Léa Seydoux stars in Bertrand Bonello's film, a woman who moves back and forth in time

In ‘The Beast’ what is absent is what is most real  Léa Seydoux stars in Bertrand Bonello's film, a woman who moves back and forth in time

When asked if she can scare herself on command, Gabrielle (Léa Seydoux) says yes. Of course, she’s an actress, but in the era of green screens, CGI, and bringing to the screen what isn’t present in reality, it can be quite challenging. That’s why, now more than ever, drawing from one’s own emotions makes what is asked of her in front of - but not just - a camera feel true, sometimes even tangible, and undoubtedly real. The emotional experience of the protagonist, central to Bertrand Bonello’s The Beast, is essential to her craft, standing in stark contrast to the emotionless post-global catastrophe work required in 2044. A job that must and cannot include any feelings. Gabrielle, however, remains the same, a character we see traveling through time, revisiting past lives she’s lived, which she is asked to relive in order to adapt to her new era, purify herself, and free herself through a technological catharsis process. 

Thus, we see Seydoux playing a sensitive and renowned pianist from the early 20th century, an actress failing to succeed in her career and forced to turn to modeling a hundred years later, and finally, an ordinary woman searching for purpose, to feel useful in her present of 2044, all the while grappling with the constant sense of an impending end. It was the same at the start of the 20th century, the one after, and this unease persists into 2044. The common thread: a man Gabrielle keeps meeting, again and again. Perhaps the great love of her life, which often means facing the greatest pain and violence one can endure. 

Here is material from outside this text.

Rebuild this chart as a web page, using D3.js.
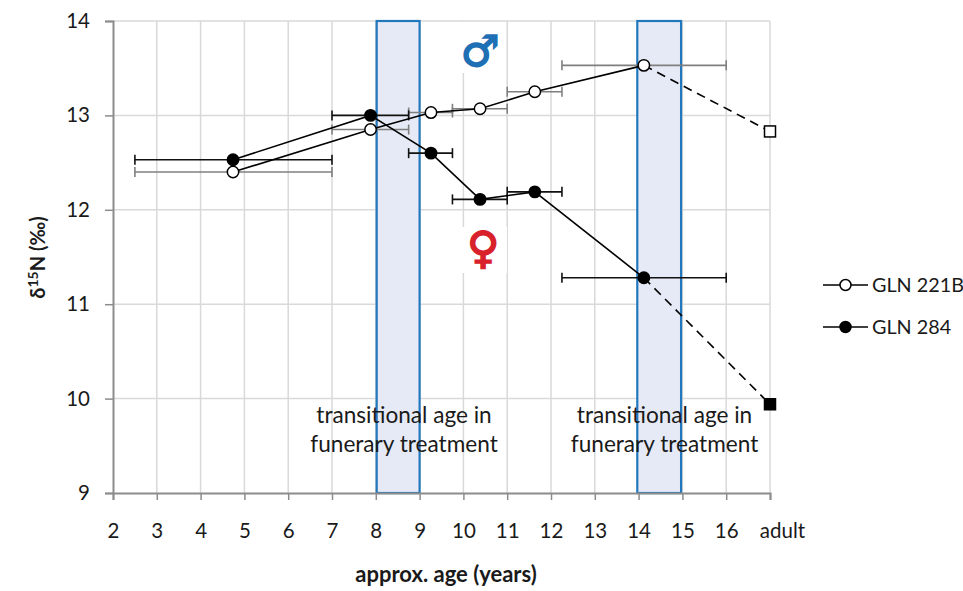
<!DOCTYPE html>
<html>
<head>
<meta charset="utf-8">
<script src="https://cdn.jsdelivr.net/npm/d3@7"></script>
<style>
    html, body { margin: 0; padding: 0; background: #fff; }
    svg { display: block; font-family: Lato, sans-serif; }
</style>
</head>
<body>
<div id="chart"></div>
<script>
// Data
const xTicks = [2, 3, 4, 5, 6, 7, 8, 9, 10, 11, 12, 13, 14, 15, 16, 17];
const yTicks = [9, 10, 11, 12, 13, 14];
const ages = [4.74, 7.88, 9.26, 10.38, 11.63, 14.12];
const ageLow = [2.5, 7, 8.75, 9.75, 11, 12.25];
const ageHigh = [7, 8.75, 9.75, 11, 12.25, 16];
const gln221B = [12.4, 12.85, 13.03, 13.07, 13.25, 13.53];
const gln284 = [12.53, 13.0, 12.6, 12.11, 12.19, 11.28];
const adultAge = 17;
const adult221B = 12.83;
const adult284 = 9.94;
const bands = [[8.02, 9], [13.97, 14.97]];

// Dimensions
const width = 963, height = 591;
const margin = { top: 21, left: 113, bottom: 98, right: 193 };

const svg = d3.select("#chart").append("svg")
    .attr("width", width)
    .attr("height", height);

const x = d3.scaleLinear().domain([2, 17]).range([margin.left, width - margin.right]);
const y = d3.scaleLinear().domain([9, 14]).range([height - margin.bottom, margin.top]);

// Grid
svg.append("g").selectAll("line")
    .data(xTicks.slice(1))
    .enter().append("line")
    .attr("x1", d => x(d)).attr("x2", d => x(d))
    .attr("y1", y(14)).attr("y2", y(9))
    .attr("stroke", "#d9d9d9").attr("stroke-width", 1.5);

svg.append("g").selectAll("line")
    .data(yTicks.slice(1))
    .enter().append("line")
    .attr("x1", x(2)).attr("x2", x(17))
    .attr("y1", d => y(d)).attr("y2", d => y(d))
    .attr("stroke", "#d9d9d9").attr("stroke-width", 1.5);

// Transitional age bands
svg.append("g").selectAll("rect")
    .data(bands)
    .enter().append("rect")
    .attr("x", d => x(d[0]))
    .attr("y", y(14))
    .attr("width", d => x(d[1]) - x(d[0]))
    .attr("height", y(9) - y(14))
    .attr("fill", "#e6eaf6")
    .attr("stroke", "#2277bd")
    .attr("stroke-width", 2.2);

// Axes
const xAxis = svg.append("g")
    .attr("transform", `translate(0,${y(9)})`)
    .call(d3.axisBottom(x).tickValues(xTicks).tickSize(7).tickPadding(23)
        .tickFormat(d => d === adultAge ? "adult" : d));
const yAxis = svg.append("g")
    .attr("transform", `translate(${x(2)},0)`)
    .call(d3.axisLeft(y).tickValues(yTicks).tickSize(8).tickPadding(15).tickFormat(d3.format("d")));

[xAxis, yAxis].forEach(axis => {
    axis.select(".domain").attr("stroke", "#8c8c8c").attr("stroke-width", 2);
    axis.selectAll(".tick line").attr("stroke", "#8c8c8c").attr("stroke-width", 1.5);
    axis.selectAll("text")
        .style("font-family", "Lato, sans-serif")
        .style("font-size", "20.5px")
        .style("fill", "#1a1a1a");
});

// The adult label sits right of its tick in the original
xAxis.selectAll(".tick text")
    .filter(d => d === adultAge)
    .attr("dx", 12);

// Sex symbols sit on white boxes that hide the grid
const symbols = [
    { glyph: "\u2642", x: 10.38, y: 13.68, color: "#1f6fb4", size: 43, box: [462, 22, 43, 51] },
    { glyph: "\u2640", x: 10.45, y: 11.6, color: "#d8212b", size: 44, box: [460, 227, 47, 46] }
];
svg.append("g").selectAll("rect")
    .data(symbols)
    .enter().append("rect")
    .attr("x", d => d.box[0])
    .attr("y", d => d.box[1])
    .attr("width", d => d.box[2])
    .attr("height", d => d.box[3])
    .attr("fill", "#fff");
svg.append("g").selectAll("text")
    .data(symbols)
    .enter().append("text")
    .attr("x", d => x(d.x))
    .attr("y", d => y(d.y))
    .attr("dy", "0.35em")
    .attr("text-anchor", "middle")
    .style("font-family", "'DejaVu Sans', sans-serif")
    .style("font-weight", "bold")
    .style("font-size", d => d.size + "px")
    .style("fill", d => d.color)
    .style("stroke", d => d.color)
    .style("stroke-width", 1.6)
    .text(d => d.glyph);

// Error bars
function drawErrorBars(values, color) {
    const g = svg.append("g").attr("stroke", color).attr("stroke-width", 1.6);
    values.forEach((v, i) => {
        g.append("line")
            .attr("x1", x(ageLow[i])).attr("x2", x(ageHigh[i]))
            .attr("y1", y(v)).attr("y2", y(v));
        [ageLow[i], ageHigh[i]].forEach(a => {
            g.append("line")
                .attr("x1", x(a)).attr("x2", x(a))
                .attr("y1", y(v) - 5).attr("y2", y(v) + 5);
        });
    });
}
drawErrorBars(gln221B, "#7f7f7f");
drawErrorBars(gln284, "#111");

// Lines
const line = d3.line().x(d => x(d[0])).y(d => y(d[1]));

function drawSeries(values, adultValue, fill) {
    svg.append("path")
        .attr("d", line(values.map((v, i) => [ages[i], v])))
        .attr("fill", "none")
        .attr("stroke", "#000")
        .attr("stroke-width", 1.6);

    svg.append("path")
        .attr("d", line([[ages[ages.length - 1], values[values.length - 1]], [adultAge, adultValue]]))
        .attr("fill", "none")
        .attr("stroke", "#000")
        .attr("stroke-width", 1.6)
        .attr("stroke-dasharray", "9,6");

    svg.append("g").selectAll("circle")
        .data(values)
        .enter().append("circle")
        .attr("cx", (d, i) => x(ages[i]))
        .attr("cy", d => y(d))
        .attr("r", 5.7)
        .attr("fill", fill)
        .attr("stroke", "#000")
        .attr("stroke-width", 1.5);

    svg.append("rect")
        .attr("x", x(adultAge) - 5.5)
        .attr("y", y(adultValue) - 5.5)
        .attr("width", 11)
        .attr("height", 11)
        .attr("fill", fill)
        .attr("stroke", "#000")
        .attr("stroke-width", 1.5);
}
drawSeries(gln221B, adult221B, "#fff");
drawSeries(gln284, adult284, "#000");

// Band annotations
const notes = [
    { x: 404, y: 423 },
    { x: 664.5, y: 423 }
];
notes.forEach(n => {
    ["transitional age in", "funerary treatment"].forEach((t, i) => {
        svg.append("text")
            .attr("x", n.x)
            .attr("y", n.y + i * 29)
            .attr("text-anchor", "middle")
            .style("font-size", "22.6px")
            .style("fill", "#1a1a1a")
            .text(t);
    });
});

// Axis titles
svg.append("text")
    .attr("x", 446)
    .attr("y", 582)
    .attr("text-anchor", "middle")
    .style("font-size", "22px")
    .style("font-weight", "bold")
    .style("fill", "#1a1a1a")
    .text("approx. age (years)");

const yTitle = svg.append("text")
    .attr("transform", "translate(45,257.5) rotate(-90)")
    .attr("text-anchor", "middle")
    .style("font-size", "20px")
    .style("font-weight", "bold")
    .style("fill", "#1a1a1a");
yTitle.append("tspan").text("\u03B4");
yTitle.append("tspan").attr("dy", -7).style("font-size", "14px").text("15");
yTitle.append("tspan").attr("dy", 7).text("N (\u2030)");

// Legend
const legendItems = [
    { name: "GLN 221B", fill: "#fff", y: 285 },
    { name: "GLN 284", fill: "#000", y: 327 }
];
const legend = svg.append("g").selectAll("g")
    .data(legendItems)
    .enter().append("g")
    .attr("transform", d => `translate(823,${d.y})`);
legend.append("line")
    .attr("x2", 45)
    .attr("stroke", "#000")
    .attr("stroke-width", 1.6);
legend.append("circle")
    .attr("cx", 22.5)
    .attr("r", 5.5)
    .attr("fill", d => d.fill)
    .attr("stroke", "#000")
    .attr("stroke-width", 1.5);
legend.append("text")
    .attr("x", 49)
    .attr("dy", "0.35em")
    .style("font-size", "19.8px")
    .style("fill", "#1a1a1a")
    .text(d => d.name);
</script>
</body>
</html>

Bonello, inspired by Henry James’ novel The Beast in the Jungle, immediately delves into the emptiness and confusion felt by the protagonist, pairing it with the concept of absence that has pervaded modern cinema, attempting to portray it through the most human thing of all: love. The Beast, as a concrete entity, has no substance. We never see it; for the audience, it is just a shadow, and each time Gabrielle screams, signaling its presence, it is merely a clue suggesting that the creature is - or should be - there in front of us. Exploring the contemporary techniques relied upon by today’s audiovisual media, from cinema to advertising, recalls what the French filmmaker Leos Carax explored in *Holy Motors* in 2012. It’s a device used in The Beast to tell the story of emotional erosion, of feelings becoming elusive and not necessarily reproducible, yet juxtaposed with the protagonist’s desire to cling to them, despite living in a post-apocalyptic society demanding their abandonment. 

Love, which transcends time, is both restlessness and a curse for those who feel too much, experience too much, and yet refuse to let go. Much like how cinema, at its core, will never abandon its ability to unsettle, through an actor or character who draws on their own experiences, their trials, transforming the immaterial (the concept of a film) into something present, authentic, and real (the film itself). The Beast does not shy away from evoking emotions, disquiet; imagination remains a tradition that repeats itself from year to year, century to century, always returning to the essence of things, their primordial state. To feel fear, to love, to stand constantly on the edge of an abyss: this is what Gabrielle feels, continues to feel, refusing to give up, even when experience teaches her that it hurts, unbearably so. This is cinema’s paradox: knowing that on the big screen, you might see and feel (or not) anything, even the worst, and yet choosing not to look away.